The European Commission has launched formal infringement proceedings against the online gambling legislation of Belgium, Cyprus, the Czech Republic, Lithuania, Poland and Romania, with more countries expected to follow, after calls from the European Parliament for the European Commission to act as the Guardian of the Treaties emerged.
Now, each of these countries has been sent a formal letter of notice by the European Commission as part of an official request for information. The notifications intend to investigate the national legislation and the restriction of gambling services in each of the six Member States, in order to ensure that the national regulations comply with the Treaty on the Functioning of the European Union.
According to a Commission press release, Member States in the EU are essentially able to set their own policies and objectives in terms of online gambling, and may restrict or limit the cross-border supply of any or all gambling services based on the safe-guarding of public interest and consumer protection, as well as to help protect against fraud and other criminal activities. However, the policies in place in each nation must also abide by EU laws and regulations.

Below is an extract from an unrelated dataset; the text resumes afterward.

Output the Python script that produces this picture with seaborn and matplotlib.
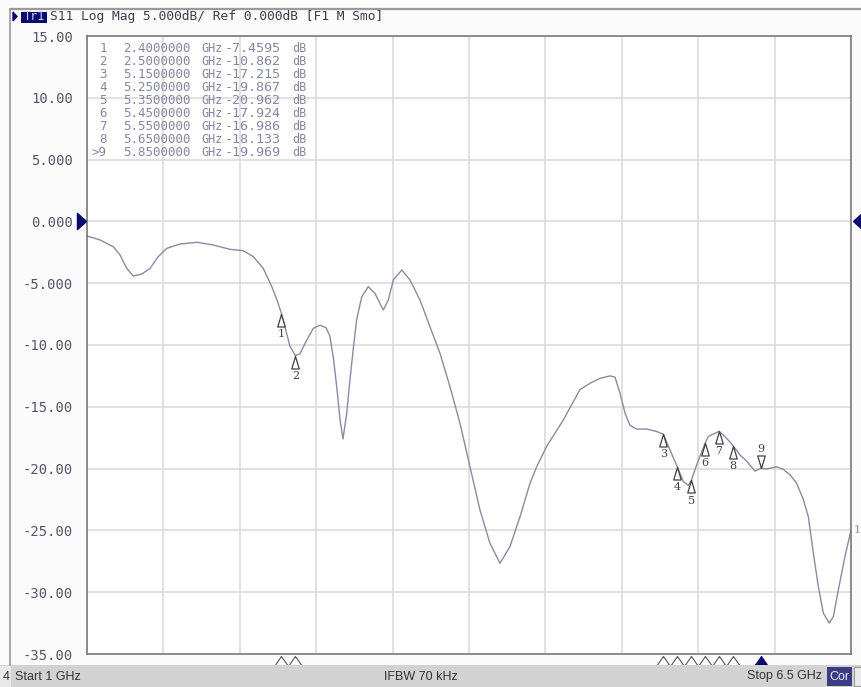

Therefore, countries in the EU must demonstrate that any measures in question are suitable and necessary, and that any public interest objectives are consistently and systematically pursued. Each Member State is forbidden from undertaking, facilitating or tolerating any measures which would go against these objectives.
The proceedings mark the first time in more than five years that the Commission has opened a series of infringement proceedings against nations restricting the supply of gambling services, and comes after the European Parliament called for the launch of infringements against “member states that appear to breach EU law” reported back in September.
Infringement Proceedings Possible
If a state fails to observe its obligations under the Treaty of the Functioning of the European Union, then the European Commission has the power and authority to begin taking action against that state and propose infringement proceedings.
While each state typically is given two months to respond to each stage, the College of Commissioners must then vote in favor of a reasoned opinion, or continuing with court action, meaning any escalation of the proposed infringements would be a political decision.
Put simply, the Commission is looking to investigate whether or not the measures being taken by each state comply with the EU’s regulations of free movement of services. The process will investigate licensing procedures and conditions for the provision of gambling services, as well as transparency and coherence of national gambling policy and the equal treatment of service providers in each country for which doubt is applicable.
The move by the European Commission could well be beneficial for much of the gambling industry, as further clarity of the rules and regulations will be brought to light, and other Member States will be able to put in place commercially viable and effective legislation to avoid similar action with the guidelines laid out before them. Effectively, they can learn from the mistakes of others without having to go through the proceedings themselves.